┌─ Available data

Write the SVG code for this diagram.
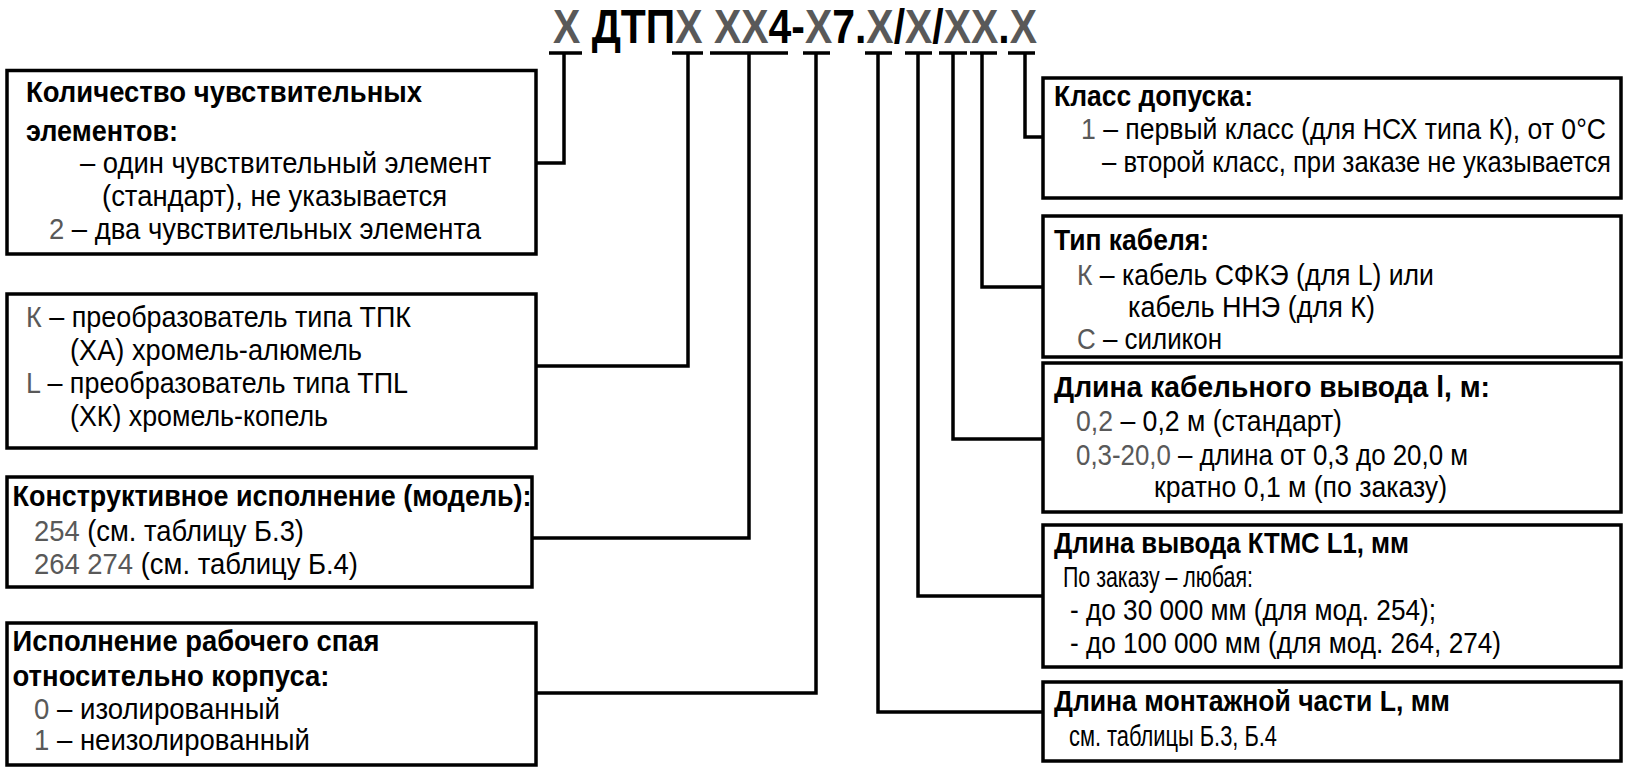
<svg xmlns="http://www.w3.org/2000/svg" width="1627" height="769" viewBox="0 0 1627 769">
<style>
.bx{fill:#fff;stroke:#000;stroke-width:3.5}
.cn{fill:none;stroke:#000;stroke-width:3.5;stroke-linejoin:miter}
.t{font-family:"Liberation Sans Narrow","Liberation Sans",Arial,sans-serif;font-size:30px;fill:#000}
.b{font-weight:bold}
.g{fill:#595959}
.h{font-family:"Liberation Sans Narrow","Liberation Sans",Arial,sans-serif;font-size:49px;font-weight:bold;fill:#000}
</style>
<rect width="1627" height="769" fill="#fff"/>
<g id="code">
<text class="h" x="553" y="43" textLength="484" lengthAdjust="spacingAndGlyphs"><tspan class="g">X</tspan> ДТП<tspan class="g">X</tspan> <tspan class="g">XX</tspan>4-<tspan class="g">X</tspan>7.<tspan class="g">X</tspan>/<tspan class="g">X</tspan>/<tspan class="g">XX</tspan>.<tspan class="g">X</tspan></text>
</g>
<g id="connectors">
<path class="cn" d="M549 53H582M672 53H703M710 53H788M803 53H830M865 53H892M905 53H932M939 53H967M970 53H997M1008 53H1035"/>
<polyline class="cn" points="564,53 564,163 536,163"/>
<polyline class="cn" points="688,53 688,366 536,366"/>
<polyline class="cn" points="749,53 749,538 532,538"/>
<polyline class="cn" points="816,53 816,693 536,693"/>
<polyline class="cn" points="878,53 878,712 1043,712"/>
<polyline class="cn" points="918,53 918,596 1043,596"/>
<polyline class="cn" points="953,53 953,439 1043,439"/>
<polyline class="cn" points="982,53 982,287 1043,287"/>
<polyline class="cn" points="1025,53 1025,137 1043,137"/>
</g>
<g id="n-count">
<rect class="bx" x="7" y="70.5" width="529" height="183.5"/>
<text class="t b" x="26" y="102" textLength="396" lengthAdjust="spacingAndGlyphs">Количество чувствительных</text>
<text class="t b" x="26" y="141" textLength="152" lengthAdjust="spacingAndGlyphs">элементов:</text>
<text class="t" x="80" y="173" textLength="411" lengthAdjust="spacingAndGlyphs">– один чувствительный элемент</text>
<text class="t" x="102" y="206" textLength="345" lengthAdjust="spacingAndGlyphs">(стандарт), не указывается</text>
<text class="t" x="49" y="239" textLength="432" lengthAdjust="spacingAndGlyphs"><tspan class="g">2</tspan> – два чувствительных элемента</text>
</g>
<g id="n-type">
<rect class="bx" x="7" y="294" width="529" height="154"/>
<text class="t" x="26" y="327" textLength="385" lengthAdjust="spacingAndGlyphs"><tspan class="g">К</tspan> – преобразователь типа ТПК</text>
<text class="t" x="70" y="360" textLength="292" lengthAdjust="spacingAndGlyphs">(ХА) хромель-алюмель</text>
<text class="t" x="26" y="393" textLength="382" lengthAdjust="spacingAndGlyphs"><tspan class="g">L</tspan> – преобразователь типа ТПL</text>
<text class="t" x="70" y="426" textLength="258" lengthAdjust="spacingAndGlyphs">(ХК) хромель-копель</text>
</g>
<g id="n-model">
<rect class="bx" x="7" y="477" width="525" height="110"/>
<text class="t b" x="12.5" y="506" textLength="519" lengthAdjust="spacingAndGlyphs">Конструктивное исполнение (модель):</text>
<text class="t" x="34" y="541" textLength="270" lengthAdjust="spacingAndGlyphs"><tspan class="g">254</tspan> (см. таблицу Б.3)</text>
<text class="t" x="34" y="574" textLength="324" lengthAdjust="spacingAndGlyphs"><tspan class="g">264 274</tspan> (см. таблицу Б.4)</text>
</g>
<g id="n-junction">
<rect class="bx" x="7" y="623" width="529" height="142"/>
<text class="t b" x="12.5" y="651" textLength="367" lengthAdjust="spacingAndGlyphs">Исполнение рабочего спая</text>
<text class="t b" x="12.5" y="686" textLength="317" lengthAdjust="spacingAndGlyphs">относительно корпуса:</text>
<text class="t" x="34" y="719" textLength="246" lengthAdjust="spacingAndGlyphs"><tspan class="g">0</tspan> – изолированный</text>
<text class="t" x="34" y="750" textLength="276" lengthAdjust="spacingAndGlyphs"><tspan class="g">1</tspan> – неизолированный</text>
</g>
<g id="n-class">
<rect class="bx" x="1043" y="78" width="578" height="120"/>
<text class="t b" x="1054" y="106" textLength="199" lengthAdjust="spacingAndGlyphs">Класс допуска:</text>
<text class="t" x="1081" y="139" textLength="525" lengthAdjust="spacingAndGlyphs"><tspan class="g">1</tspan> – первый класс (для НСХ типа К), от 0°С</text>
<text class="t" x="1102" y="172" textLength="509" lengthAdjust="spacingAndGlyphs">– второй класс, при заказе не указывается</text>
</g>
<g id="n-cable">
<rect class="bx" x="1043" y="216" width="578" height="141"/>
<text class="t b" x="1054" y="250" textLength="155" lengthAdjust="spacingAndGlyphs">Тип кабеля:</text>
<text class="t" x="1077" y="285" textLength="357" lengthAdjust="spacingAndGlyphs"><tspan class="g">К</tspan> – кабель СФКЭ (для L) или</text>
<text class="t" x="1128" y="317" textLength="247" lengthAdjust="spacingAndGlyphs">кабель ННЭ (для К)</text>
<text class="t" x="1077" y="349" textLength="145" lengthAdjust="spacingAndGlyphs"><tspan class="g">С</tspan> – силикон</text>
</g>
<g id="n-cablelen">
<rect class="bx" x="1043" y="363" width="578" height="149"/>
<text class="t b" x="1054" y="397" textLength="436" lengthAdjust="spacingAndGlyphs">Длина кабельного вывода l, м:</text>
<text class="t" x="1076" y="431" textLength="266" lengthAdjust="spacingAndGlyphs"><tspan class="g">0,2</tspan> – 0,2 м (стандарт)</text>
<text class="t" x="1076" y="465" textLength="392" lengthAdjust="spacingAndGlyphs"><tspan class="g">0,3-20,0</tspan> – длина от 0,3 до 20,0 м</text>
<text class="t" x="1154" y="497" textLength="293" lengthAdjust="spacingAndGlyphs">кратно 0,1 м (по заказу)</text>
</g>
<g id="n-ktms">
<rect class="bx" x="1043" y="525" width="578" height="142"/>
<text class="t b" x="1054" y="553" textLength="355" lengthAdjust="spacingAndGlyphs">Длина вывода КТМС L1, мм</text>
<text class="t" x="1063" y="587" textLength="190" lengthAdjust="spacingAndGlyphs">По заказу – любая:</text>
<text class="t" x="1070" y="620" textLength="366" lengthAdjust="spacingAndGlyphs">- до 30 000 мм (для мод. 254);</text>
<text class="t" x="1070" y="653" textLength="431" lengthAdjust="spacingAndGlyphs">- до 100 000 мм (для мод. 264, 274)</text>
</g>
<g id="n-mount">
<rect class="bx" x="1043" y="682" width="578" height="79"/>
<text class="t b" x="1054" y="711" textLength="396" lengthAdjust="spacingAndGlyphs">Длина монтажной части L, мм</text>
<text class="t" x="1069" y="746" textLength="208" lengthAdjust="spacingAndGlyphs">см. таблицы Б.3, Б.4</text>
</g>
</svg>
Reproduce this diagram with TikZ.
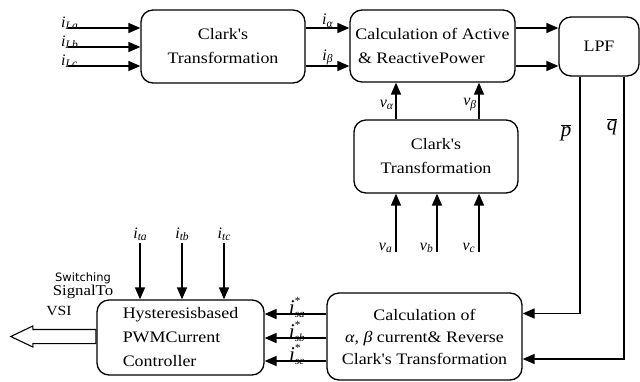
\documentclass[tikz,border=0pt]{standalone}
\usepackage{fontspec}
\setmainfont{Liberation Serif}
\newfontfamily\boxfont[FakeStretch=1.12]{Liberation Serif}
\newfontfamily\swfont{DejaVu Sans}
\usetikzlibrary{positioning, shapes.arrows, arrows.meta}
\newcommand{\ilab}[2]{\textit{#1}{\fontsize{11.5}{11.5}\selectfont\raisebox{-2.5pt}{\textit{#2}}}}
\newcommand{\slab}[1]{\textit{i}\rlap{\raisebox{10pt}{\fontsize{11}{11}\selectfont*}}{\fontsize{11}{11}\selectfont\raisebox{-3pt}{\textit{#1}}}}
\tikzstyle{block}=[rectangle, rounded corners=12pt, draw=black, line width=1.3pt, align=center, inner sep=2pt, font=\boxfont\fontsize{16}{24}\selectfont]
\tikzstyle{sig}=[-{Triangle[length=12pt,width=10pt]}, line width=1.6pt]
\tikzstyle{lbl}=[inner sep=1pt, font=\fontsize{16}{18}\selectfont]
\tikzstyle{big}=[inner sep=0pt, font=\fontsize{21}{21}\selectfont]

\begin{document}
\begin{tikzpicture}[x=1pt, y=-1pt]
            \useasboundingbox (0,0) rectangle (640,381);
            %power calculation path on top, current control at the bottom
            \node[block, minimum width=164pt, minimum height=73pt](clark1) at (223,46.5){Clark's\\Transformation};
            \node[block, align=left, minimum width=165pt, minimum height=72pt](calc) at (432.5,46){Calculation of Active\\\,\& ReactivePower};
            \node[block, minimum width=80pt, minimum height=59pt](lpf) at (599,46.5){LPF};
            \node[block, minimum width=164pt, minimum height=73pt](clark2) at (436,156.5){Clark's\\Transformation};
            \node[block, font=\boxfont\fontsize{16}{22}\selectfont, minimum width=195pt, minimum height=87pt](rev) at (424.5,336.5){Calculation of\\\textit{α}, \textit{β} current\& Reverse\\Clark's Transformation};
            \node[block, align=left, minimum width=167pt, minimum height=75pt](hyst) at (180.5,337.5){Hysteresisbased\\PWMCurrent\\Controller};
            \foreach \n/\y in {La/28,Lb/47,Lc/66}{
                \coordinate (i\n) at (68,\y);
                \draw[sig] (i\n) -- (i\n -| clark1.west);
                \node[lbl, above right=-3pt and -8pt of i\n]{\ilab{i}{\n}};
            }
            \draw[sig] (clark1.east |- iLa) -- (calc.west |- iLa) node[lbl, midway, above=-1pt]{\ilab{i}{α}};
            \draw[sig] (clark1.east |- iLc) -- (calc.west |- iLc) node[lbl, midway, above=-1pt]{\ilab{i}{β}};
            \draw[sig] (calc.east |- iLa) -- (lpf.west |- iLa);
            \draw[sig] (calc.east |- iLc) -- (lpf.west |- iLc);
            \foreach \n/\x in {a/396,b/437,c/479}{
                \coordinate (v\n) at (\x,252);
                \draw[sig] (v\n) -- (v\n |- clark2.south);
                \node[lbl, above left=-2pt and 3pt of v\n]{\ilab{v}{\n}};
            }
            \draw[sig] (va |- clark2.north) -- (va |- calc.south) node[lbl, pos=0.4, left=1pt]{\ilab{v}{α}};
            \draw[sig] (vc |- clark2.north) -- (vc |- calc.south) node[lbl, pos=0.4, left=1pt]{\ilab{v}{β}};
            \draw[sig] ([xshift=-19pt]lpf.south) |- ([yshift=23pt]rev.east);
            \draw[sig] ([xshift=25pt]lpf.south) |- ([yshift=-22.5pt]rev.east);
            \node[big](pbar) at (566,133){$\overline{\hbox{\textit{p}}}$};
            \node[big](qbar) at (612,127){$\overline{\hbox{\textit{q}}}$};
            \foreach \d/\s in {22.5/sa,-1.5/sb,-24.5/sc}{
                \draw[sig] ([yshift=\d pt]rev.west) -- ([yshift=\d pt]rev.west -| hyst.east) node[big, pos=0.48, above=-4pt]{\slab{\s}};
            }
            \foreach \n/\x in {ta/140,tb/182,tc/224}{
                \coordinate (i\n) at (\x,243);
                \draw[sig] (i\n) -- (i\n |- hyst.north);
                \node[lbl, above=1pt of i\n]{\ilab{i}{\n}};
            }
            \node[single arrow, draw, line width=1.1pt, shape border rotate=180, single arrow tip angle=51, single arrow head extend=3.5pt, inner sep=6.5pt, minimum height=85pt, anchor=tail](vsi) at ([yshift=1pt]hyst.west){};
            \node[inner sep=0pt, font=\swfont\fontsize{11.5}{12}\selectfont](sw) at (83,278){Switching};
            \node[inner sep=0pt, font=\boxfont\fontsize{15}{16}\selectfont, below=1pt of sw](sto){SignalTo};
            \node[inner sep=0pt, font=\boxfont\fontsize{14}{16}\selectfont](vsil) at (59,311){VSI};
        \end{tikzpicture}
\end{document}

└─

## Task details
Give only a number: how many lines of the data hold the string "code"?

## Finished exercise
2